Pada kasus pencurian ini, restoratif justice adalah sebaik-baik langkah hukum yang harusnya diambil oleh pihak terkait yang punya wewenang. Itulah yang diperjuangkan advokat meski harus disebut "membela yang salah". Perbuatan mencuri memang salah, tapi apakah pelaku harus dikurung bertahun-tahun yang berpotensi membuat anak istrinya terlantar? Apakah negara dapat menjamin kehidupan anak istrinya saat si pelaku dipenjara bertahun-tahun itu? Atau dipaksa membayar denda yang sudah pasti tidak akan sanggup dilaksanakannya. Sekali lagi, si pelaku memang bersalah, aturan hukum sudah pakem soal itu. Tapi hati nurani mengatakan, si pelaku harus dibela dan dibantu. Negara harus bertanggungjawab dan hadir memberikan rasa adil. Bahkan harusnya negara malu, jika ada seorang fakir miskin terpaksa mencuri untuk membiayai persalinan yang layak agar Istri dan anaknya selamat dan sehat. Ingat, UUD 1945 Pasal 34 ayat (1) mengamanatkan agar negara wajib memelihara fakir miskin. Hak hidup dan hak sehat sebagai Hak Asasi Manusia bukankah wajib dijamin dan dilindungi negara? Ketentuan ini adalah amanat yang tertulis terang benderang dalam UU No. 36 tahun 1999 tentang HAM.
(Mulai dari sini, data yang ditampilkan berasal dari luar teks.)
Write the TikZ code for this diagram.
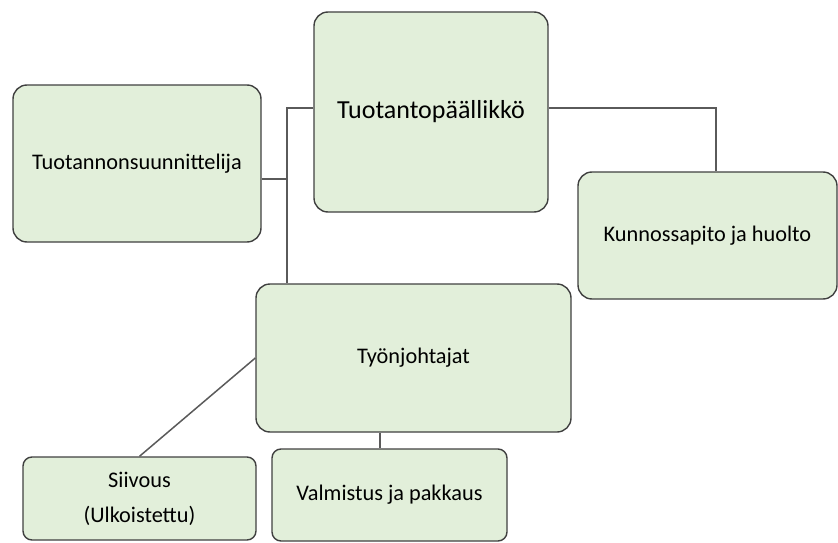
\documentclass[tikz,border=0pt]{standalone}
\usepackage{fontspec}
\setmainfont{Carlito}
\usepackage{tikz}
\usetikzlibrary{positioning}
\definecolor{boxfill}{HTML}{E2EFDA}
\definecolor{boxline}{HTML}{404040}
\definecolor{linkgray}{HTML}{5A5A5A}

\begin{document}
\begin{tikzpicture}[x=1pt,y=-1pt,
    orgbox/.style={draw=boxline, fill=boxfill, line width=1.4pt, rounded corners=14pt,
                   align=center, inner sep=0pt, font=\fontsize{22.3}{27}\selectfont},
    smallbox/.style={orgbox, rounded corners=9pt},
    link/.style={draw=linkgray, line width=1.5pt}]
                    \useasboundingbox (0,0) rectangle (838,543);
                    % boxes
                    \node [orgbox, minimum width=234pt, minimum height=200pt,
                           font=\fontsize{26}{31}\selectfont] (boss) at (431,112) {Tuotantopäällikkö};
                    \node [orgbox, minimum width=248pt, minimum height=157pt] (plan) at (137,163.5) {Tuotannonsuunnittelija};
                    \node [orgbox, minimum width=259pt, minimum height=127pt] (maint) at (707.5,235.5) {Kunnossapito ja huolto};
                    \node [orgbox, minimum width=315pt, minimum height=148pt] (lead) at (413.5,358) {Työnjohtajat};
                    \node [smallbox, minimum width=233pt, minimum height=83pt] (clean) at (139.5,498.5) {Siivous\\[8pt](Ulkoistettu)};
                    \node [smallbox, minimum width=235pt, minimum height=92pt] (make) at (389.5,495) {Valmistus ja pakkaus};
                    % connectors
                    \coordinate (bend) at (287,108);
                    \coordinate (tee) at (287,179);
                    \coordinate (knee) at (716,108);
                    \coordinate (drop) at (380,440);
                    \draw [link] (boss.west |- bend) -- (bend) -- (bend |- lead.north);
                    \draw [link] (plan.east |- tee) -- (tee);
                    \draw [link] (boss.east |- knee) -- (knee) -- (knee |- maint.north);
                    \draw [link] (lead.west) -- (clean.north);
                    \draw [link] (lead.south -| drop) -- (make.north -| drop);
                \end{tikzpicture}
\end{document}
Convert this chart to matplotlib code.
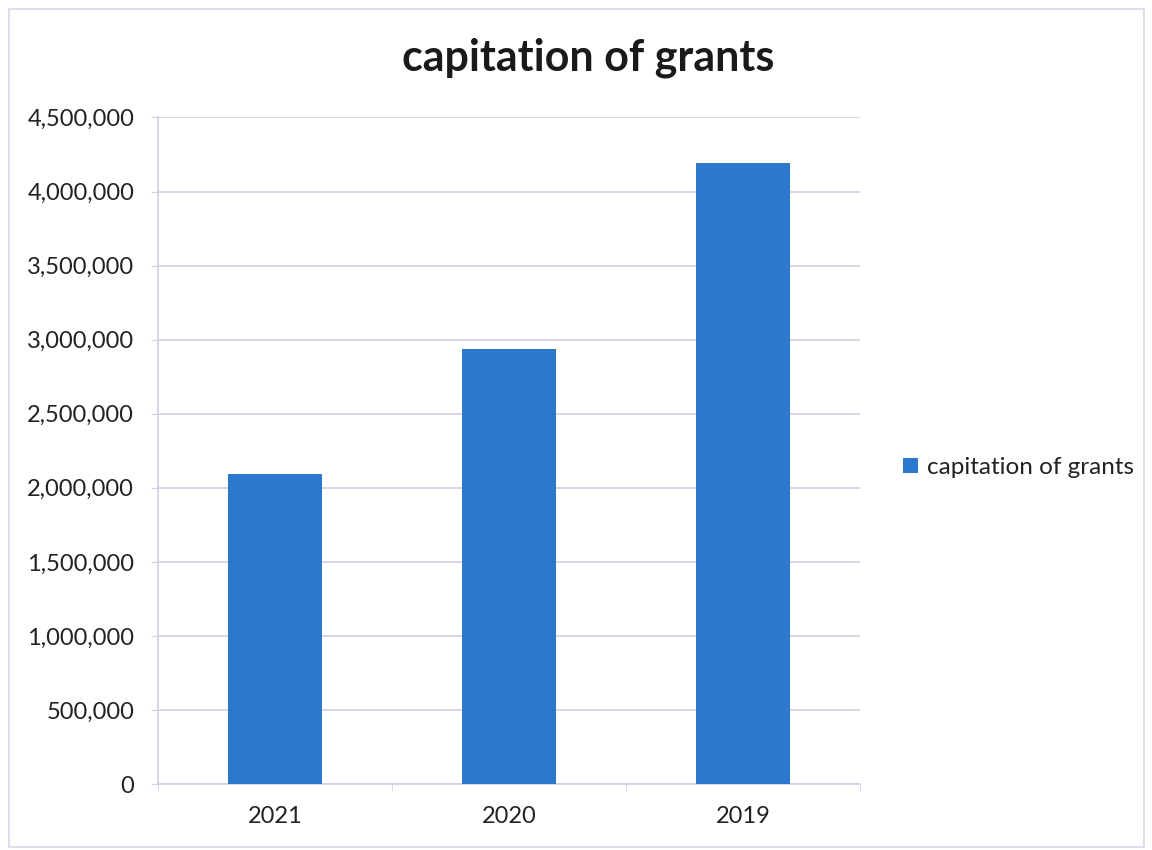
import matplotlib.pyplot as plt
from matplotlib.patches import Rectangle
from matplotlib.ticker import FuncFormatter, MultipleLocator

years = ["2021", "2020", "2019"]
grants = [2090000, 2940000, 4190000]
series_name = "capitation of grants"

plt.rcParams["font.family"] = ["Lato", "DejaVu Sans"]

fig = plt.figure(figsize=(11.52, 8.5), dpi=100)
ax = fig.add_axes([0.137, 0.0776, 0.6095, 0.7842])

x = range(len(years))
bars = ax.bar(x, grants, width=0.4, color="#2b78cc", label=series_name, zorder=3)

ax.set_xlim(-0.5, len(years) - 0.5)
ax.set_ylim(0, 4500000)
ax.yaxis.set_major_locator(MultipleLocator(500000))
ax.yaxis.set_major_formatter(FuncFormatter(lambda v, _: f"{int(v):,}"))
ax.set_xticks(list(x))
ax.set_xticklabels(years)

grid_col = "#d8cce6"
ax.grid(axis="y", color=grid_col, linewidth=1.2, zorder=0)
for side in ["top", "right"]:
    ax.spines[side].set_visible(False)
ax.spines["left"].set_color(grid_col)
ax.spines["bottom"].set_color(grid_col)
ax.spines["left"].set_linewidth(1.2)
ax.spines["bottom"].set_linewidth(1.2)

ax.tick_params(axis="y", length=5, color=grid_col, labelsize=17, pad=12, labelcolor="#222222")
ax.tick_params(axis="x", length=0, labelsize=17, pad=16, labelcolor="#222222")
# boundary ticks between categories
ax.set_xticks([-0.5, 0.5, 1.5, 2.5], minor=True)
ax.tick_params(axis="x", which="minor", length=5, color=grid_col)

fig.text(0.511, 0.932, series_name, ha="center", va="center",
         fontsize=31, fontweight="bold", color="#1a1a1a")

leg = fig.legend(handles=[bars], labels=[series_name], loc="center left",
                 bbox_to_anchor=(0.765, 0.45), frameon=False, fontsize=17.5,
                 handlelength=0.6, handleheight=0.6, handletextpad=0.4)
for t in leg.get_texts():
    t.set_color("#222222")

# light border round the whole chart
fig.patches.append(Rectangle((0.008, 0.004), 0.985, 0.986, transform=fig.transFigure,
                             fill=False, edgecolor="#dcd6e6", linewidth=1.2))

fig.savefig("out.png", dpi=100)
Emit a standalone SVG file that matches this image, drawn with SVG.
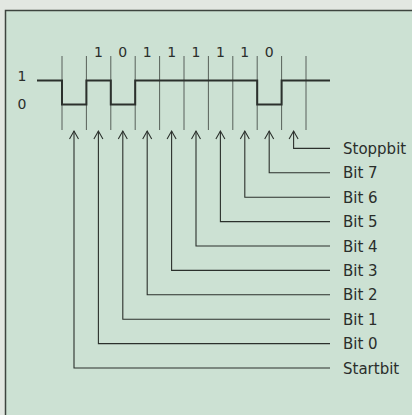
<svg xmlns="http://www.w3.org/2000/svg" width="412" height="415" viewBox="0 0 412 415">
<style>
.lbl{font-family:"DejaVu Sans","Liberation Sans",sans-serif;font-size:15px;fill:#2a2e2b}
.dig{font-family:"DejaVu Sans","Liberation Sans",sans-serif;font-size:14px;fill:#2a2e2b;text-anchor:middle}
.div{stroke:#4a514c;stroke-width:0.9;fill:none}
.wave{stroke:#2b302c;stroke-width:2;fill:none}
.conn{stroke:#2b302c;stroke-width:1.1;fill:none;marker-start:url(#arr)}
</style>
<defs>
<marker id="arr" markerUnits="userSpaceOnUse" markerWidth="14" markerHeight="14" refX="0" refY="0" viewBox="-10 -7 12 14" orient="auto-start-reverse" overflow="visible">
<path d="M-8,-4.5 L0,0 L-8,4.5" fill="none" stroke="#2b302c" stroke-width="1.1"/>
</marker>
</defs>
<rect x="0" y="0" width="412" height="415" fill="#e2e7e1"/>
<rect x="5" y="10" width="407" height="405" fill="#cce1d3"/>
<path d="M5.5,415 V10.5 H412" fill="none" stroke="#3d443f" stroke-width="1.5"/>

<g id="levels">
<text class="dig" x="22" y="81">1</text>
<text class="dig" x="22" y="109">0</text>
</g>

<g id="bitvalues">
<text class="dig" x="98.4" y="57">1</text>
<text class="dig" x="122.8" y="57">0</text>
<text class="dig" x="147.2" y="57">1</text>
<text class="dig" x="171.6" y="57">1</text>
<text class="dig" x="196" y="57">1</text>
<text class="dig" x="220.4" y="57">1</text>
<text class="dig" x="244.8" y="57">1</text>
<text class="dig" x="269.2" y="57">0</text>
</g>

<g id="dividers">
<path class="div" d="M62,56V130 M86.4,56V130 M110.8,56V130 M135.2,56V130 M159.6,56V130 M184,56V130 M208.4,56V130 M232.8,56V130 M257.2,56V130 M281.6,56V130 M306,56V130"/>
</g>

<g id="waveform">
<path class="wave" d="M37,80.5 H62 V104.5 H86.4 V80.5 H110.8 V104.5 H135.2 V80.5 H257.2 V104.5 H281.6 V80.5 H330"/>
</g>

<g id="connectors">
<path class="conn" d="M74,131 V368 H330"/>
<path class="conn" d="M98.4,131 V343.6 H330"/>
<path class="conn" d="M122.8,131 V319.2 H330"/>
<path class="conn" d="M147.2,131 V294.8 H330"/>
<path class="conn" d="M171.6,131 V270.4 H330"/>
<path class="conn" d="M196,131 V246 H330"/>
<path class="conn" d="M220.4,131 V221.6 H330"/>
<path class="conn" d="M244.8,131 V197.2 H330"/>
<path class="conn" d="M269.2,131 V172.8 H330"/>
<path class="conn" d="M293.6,131 V148.4 H330"/>
</g>

<g id="startbit"><text class="lbl" x="343" y="373.5">Startbit</text></g>
<g id="bit0"><text class="lbl" x="343" y="349">Bit 0</text></g>
<g id="bit1"><text class="lbl" x="343" y="324.7">Bit 1</text></g>
<g id="bit2"><text class="lbl" x="343" y="300.3">Bit 2</text></g>
<g id="bit3"><text class="lbl" x="343" y="275.9">Bit 3</text></g>
<g id="bit4"><text class="lbl" x="343" y="251.5">Bit 4</text></g>
<g id="bit5"><text class="lbl" x="343" y="227.1">Bit 5</text></g>
<g id="bit6"><text class="lbl" x="343" y="202.7">Bit 6</text></g>
<g id="bit7"><text class="lbl" x="343" y="178.3">Bit 7</text></g>
<g id="stoppbit"><text class="lbl" x="343" y="153.9">Stoppbit</text></g>
</svg>
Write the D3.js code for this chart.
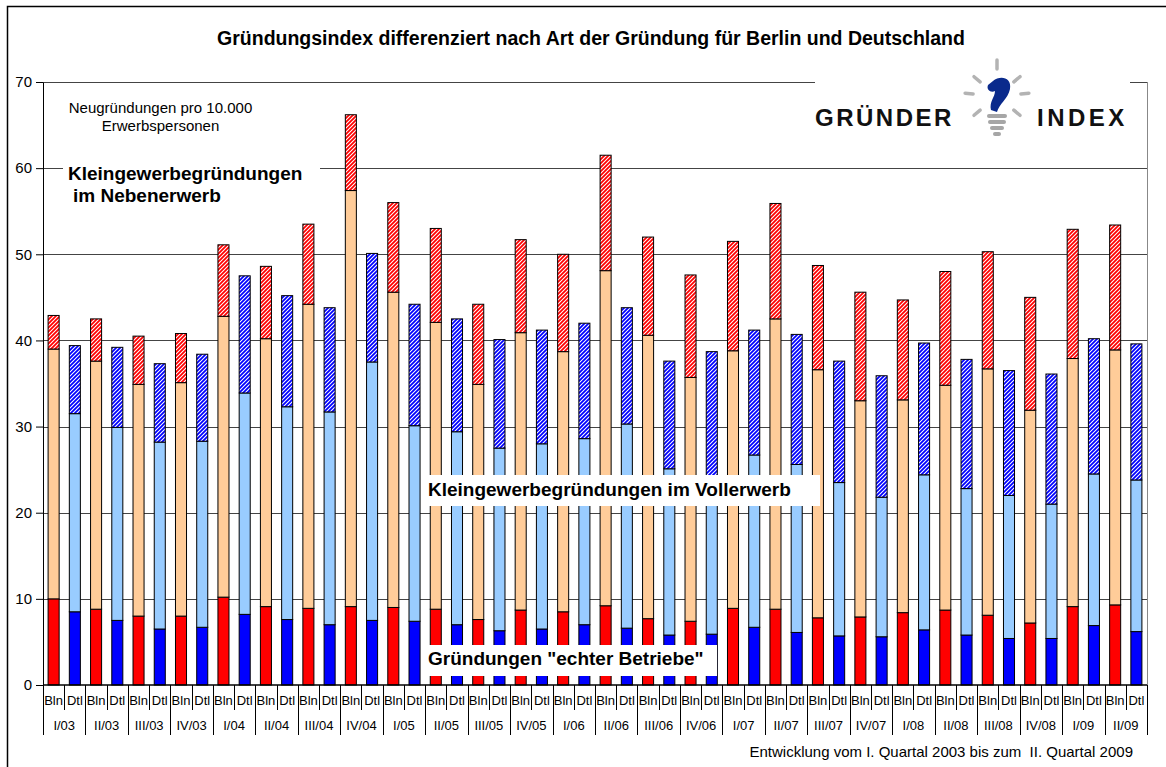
<!DOCTYPE html>
<html>
<head>
<meta charset="utf-8">
<script src="https://cdn.jsdelivr.net/npm/d3@7"></script>
<style>
  body { margin: 0; background: #fff; }
  text { font-family: "Liberation Sans", Arial, sans-serif; fill: #000; }
</style>
</head>
<body>
<div id="chart"></div>
<script>
// Quartale (I/03 bis II/09)
const quartale = ["I/03","II/03","III/03","IV/03","I/04","II/04","III/04","IV/04",
  "I/05","II/05","III/05","IV/05","I/06","II/06","III/06","IV/06",
  "I/07","II/07","III/07","IV/07","I/08","II/08","III/08","IV/08","I/09","II/09"];
const laender = ["Bln", "Dtl"];

// Berlin: Gründungen echter Betriebe, Kleingewerbe Vollerwerb, Kleingewerbe Nebenerwerb
const blnEcht  = [10.0,8.8,8.0,8.0,10.2,9.1,8.9,9.1,9.0,8.8,7.6,8.7,8.5,9.2,7.7,7.4,8.9,8.8,7.8,7.9,8.4,8.7,8.1,7.2,9.1,9.3];
const blnVoll  = [29.0,28.8,26.9,27.1,32.6,31.1,35.3,48.3,36.6,33.3,27.3,32.2,30.2,38.9,32.9,28.3,29.9,33.7,28.8,25.1,24.7,26.1,28.6,24.7,28.8,29.6];
const blnNeben = [3.9,4.9,5.6,5.7,8.3,8.4,9.3,8.8,10.4,10.9,9.3,10.8,11.3,13.4,11.4,11.9,12.7,13.4,12.1,12.6,11.6,13.2,13.6,13.1,15.0,14.5];

// Deutschland
const dtlEcht  = [8.5,7.5,6.5,6.7,8.2,7.6,7.0,7.5,7.4,7.0,6.3,6.5,7.0,6.6,5.8,5.9,6.7,6.1,5.7,5.6,6.4,5.8,5.4,5.4,6.9,6.2];
const dtlVoll  = [23.0,22.4,21.7,21.6,25.7,24.7,24.7,30.0,22.7,22.4,21.2,21.5,21.6,23.7,19.3,18.3,20.0,19.5,17.8,16.2,18.0,17.0,16.6,15.6,17.6,17.6];
const dtlNeben = [7.9,9.3,9.1,10.1,13.6,12.9,12.1,12.6,14.1,13.1,12.6,13.2,13.4,13.5,12.5,14.5,14.5,15.1,14.1,14.1,15.3,15.0,14.5,15.1,15.7,15.8];

const yTicks = [0,10,20,30,40,50,60,70];

// Zeilen für den Stapel
const rows = [];
quartale.forEach(function(q, i) {
    rows.push({ key: q + "-Bln", land: "Bln", quartal: q, echt: blnEcht[i], voll: blnVoll[i], neben: blnNeben[i] });
    rows.push({ key: q + "-Dtl", land: "Dtl", quartal: q, echt: dtlEcht[i], voll: dtlVoll[i], neben: dtlNeben[i] });
});

const width = 1166, height = 767;
const margin = { top: 82, right: 19, bottom: 82, left: 43 };
const plotRight = width - margin.right;

const svg = d3.select("#chart").append("svg")
    .attr("width", width)
    .attr("height", height);

// Schraffuren
const defs = svg.append("defs");
function schraffur(id, farbe) {
    const p = defs.append("pattern")
        .attr("id", id)
        .attr("patternUnits", "userSpaceOnUse")
        .attr("width", 4).attr("height", 4);
    p.append("rect").attr("width", 4).attr("height", 4).attr("fill", "#fff");
    p.append("path")
        .attr("d", "M-1,1 l2,-2 M0,4 l4,-4 M3,5 l2,-2")
        .attr("stroke", farbe)
        .attr("stroke-width", 1.8);
}
schraffur("schraffRot", "#ff0000");
schraffur("schraffBlau", "#0000ff");

const farben = {
    Bln: { echt: "#ff0000", voll: "#ffcc99", neben: "url(#schraffRot)" },
    Dtl: { echt: "#0000ff", voll: "#99ccff", neben: "url(#schraffBlau)" }
};

// Außenrahmen
svg.append("rect")
    .attr("x", 7.5).attr("y", 6.5)
    .attr("width", 1200).attr("height", 800)
    .attr("fill", "none")
    .attr("stroke", "#000")
    .attr("stroke-width", 1.5);

// Skalen
const x = d3.scaleBand()
    .domain(rows.map(d => d.key))
    .range([margin.left, plotRight])
    .paddingInner(0.48)
    .paddingOuter(0.24);

const y = d3.scaleLinear()
    .domain([0, 70])
    .range([685, margin.top]);

// Gitterlinien
svg.append("g")
    .selectAll("line")
    .data(yTicks.filter(t => t > 0))
  .enter().append("line")
    .attr("x1", margin.left).attr("x2", plotRight)
    .attr("y1", d => Math.round(y(d)) + 0.5).attr("y2", d => Math.round(y(d)) + 0.5)
    .attr("stroke", "#444")
    .attr("stroke-width", 1);

// rechter Rand der Zeichenfläche
svg.append("line")
    .attr("x1", plotRight + 0.5).attr("x2", plotRight + 0.5)
    .attr("y1", y(70)).attr("y2", y(0))
    .attr("stroke", "#888");

// Balken
const stack = d3.stack().keys(["echt", "voll", "neben"]);
const series = stack(rows);

svg.append("g")
    .selectAll("g")
    .data(series)
  .enter().append("g")
    .each(function(s) {
        d3.select(this).selectAll("rect")
            .data(s)
          .enter().append("rect")
            .attr("x", d => x(d.data.key))
            .attr("y", d => y(d[1]))
            .attr("width", x.bandwidth())
            .attr("height", d => y(d[0]) - y(d[1]))
            .attr("fill", d => farben[d.data.land][s.key])
            .attr("stroke", "#000")
            .attr("stroke-width", 1);
    });

// Y-Achse
const yAxis = d3.axisLeft(y)
    .tickValues(yTicks)
    .tickSize(7)
    .tickSizeOuter(0)
    .tickPadding(4);

const yG = svg.append("g")
    .attr("transform", "translate(" + margin.left + ",0)")
    .call(yAxis);
yG.selectAll("text").style("font-size", "15px");
yG.selectAll("line, path").attr("stroke", "#000");

// X-Achse (zweistufig)
const step = x.step();
const x0 = x.range()[0];
const xG = svg.append("g");

xG.append("line")
    .attr("x1", margin.left).attr("x2", plotRight)
    .attr("y1", y(0)).attr("y2", y(0))
    .attr("stroke", "#000")
    .attr("stroke-width", 1.5);

xG.selectAll(".trenner")
    .data(d3.range(rows.length + 1))
  .enter().append("line")
    .attr("class", "trenner")
    .attr("x1", i => Math.round(x0 + i * step) + 0.5)
    .attr("x2", i => Math.round(x0 + i * step) + 0.5)
    .attr("y1", y(0))
    .attr("y2", i => i % 2 === 0 ? 735 : 710)
    .attr("stroke", "#000");

xG.selectAll(".land")
    .data(rows)
  .enter().append("text")
    .attr("class", "land")
    .attr("x", d => x(d.key) + x.bandwidth() / 2)
    .attr("y", 705)
    .attr("text-anchor", "middle")
    .style("font-size", "13px")
    .text(d => d.land);

xG.selectAll(".quartal")
    .data(quartale)
  .enter().append("text")
    .attr("class", "quartal")
    .attr("x", (d, i) => x0 + (2 * i + 1) * step)
    .attr("y", 730)
    .attr("text-anchor", "middle")
    .style("font-size", "13px")
    .text(d => d);

// Titel
svg.append("text")
    .attr("x", 591).attr("y", 45)
    .attr("text-anchor", "middle")
    .style("font-size", "19.5px")
    .style("font-weight", "bold")
    .text("Gründungsindex differenziert nach Art der Gründung für Berlin und Deutschland");

// Einheit
svg.append("text")
    .attr("x", 160.5).attr("y", 113)
    .attr("text-anchor", "middle")
    .style("font-size", "15px")
    .text("Neugründungen pro 10.000");
svg.append("text")
    .attr("x", 160.5).attr("y", 131)
    .attr("text-anchor", "middle")
    .style("font-size", "15px")
    .text("Erwerbspersonen");

// Beschriftungen der Balkenteile
function labelBox(bx, by, bw, bh) {
    svg.append("rect")
        .attr("x", bx).attr("y", by)
        .attr("width", bw).attr("height", bh)
        .attr("fill", "#fff");
}
function labelText(tx, ty, txt) {
    svg.append("text")
        .attr("x", tx).attr("y", ty)
        .style("font-size", "19px")
        .style("font-weight", "bold")
        .text(txt);
}

labelBox(63, 150, 257, 62);
labelText(68, 180, "Kleingewerbegründungen");
labelText(73, 202, "im Nebenerwerb");

labelBox(425, 475, 395, 31);
labelText(428, 496, "Kleingewerbegründungen im Vollerwerb");

labelBox(423, 645, 294, 31);
labelText(428, 665, "Gründungen \"echter Betriebe\"");

// Fußzeile
svg.append("text")
    .attr("x", 1133).attr("y", 757)
    .attr("text-anchor", "end")
    .style("font-size", "15px")
    .style("white-space", "pre")
    .text("Entwicklung vom I. Quartal 2003 bis zum  II. Quartal 2009");

// Logo
const logo = svg.append("g");
logo.append("rect")
    .attr("x", 815).attr("y", 62)
    .attr("width", 315).attr("height", 96)
    .attr("fill", "#fff");

logo.append("text")
    .attr("x", 815).attr("y", 126)
    .style("font-size", "24px")
    .style("font-weight", "bold")
    .style("letter-spacing", "2.5px")
    .style("fill", "#111")
    .text("GRÜNDER");
logo.append("text")
    .attr("x", 1037).attr("y", 126)
    .style("font-size", "24px")
    .style("font-weight", "bold")
    .style("letter-spacing", "3.5px")
    .style("fill", "#111")
    .text("INDEX");

// Glühbirne: Strahlen
const strahlen = [[-90, 27, 36], [-140, 22, 30], [-175, 24, 32], [140, 22, 30], [-40, 22, 30], [-5, 24, 32], [40, 22, 30]];
strahlen.forEach(function(s) {
    const a = s[0] * Math.PI / 180;
    logo.append("line")
        .attr("x1", 997 + Math.cos(a) * s[1]).attr("y1", 96 + Math.sin(a) * s[1])
        .attr("x2", 997 + Math.cos(a) * s[2]).attr("y2", 96 + Math.sin(a) * s[2])
        .attr("stroke", "#b3b3b3")
        .attr("stroke-width", 3.5)
        .attr("stroke-linecap", "round");
});
logo.append("path")
    .attr("d", "M993,81 C1000,75 1012,77 1010,89 C1008,99 999,104 997,112 L991,110 C989,102 995,97 995,91 C991,93 986,90 988,85 Z")
    .attr("fill", "#0a2a8c");
[[987, 114, 20], [988, 120, 18], [990, 126, 14], [993, 132, 8]].forEach(function(b) {
    logo.append("rect")
        .attr("x", b[0]).attr("y", b[1])
        .attr("width", b[2]).attr("height", 4)
        .attr("rx", 2)
        .attr("fill", "#a6a6a6");
});
</script>
</body>
</html>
Bahkan, bukan cuma negara (dalam hal ini pemerintah sebagai pelaksana UU dan pembuat kebijakan publik) yang bersalah, melainkan semua orang yang membiarkan seorang bapak fakir miskin yang tidak tahu lagi jalan apa yang bisa ditempuhnya selain mencuri untuk membiayai persalinan Istrinya. Dalam agama diajarkan, membiarkan tetangga kelaparan sementara dirinya kenyang semalaman, padahal dia tahu tetangganya kelaparan, maka dia tidak dianggap beriman kepada Allah (HR. At-Tabrani). Apalagi membiarkan seorang perempuan berjuang hidup dan mati untuk mempertahankan sendiri hidup bayinya dan dirinya. Ditambah lagi dengan menghukum seorang bapak fakir miskin yang atas kesalahannya telah menyelamatkan nyawa istri dan anaknya.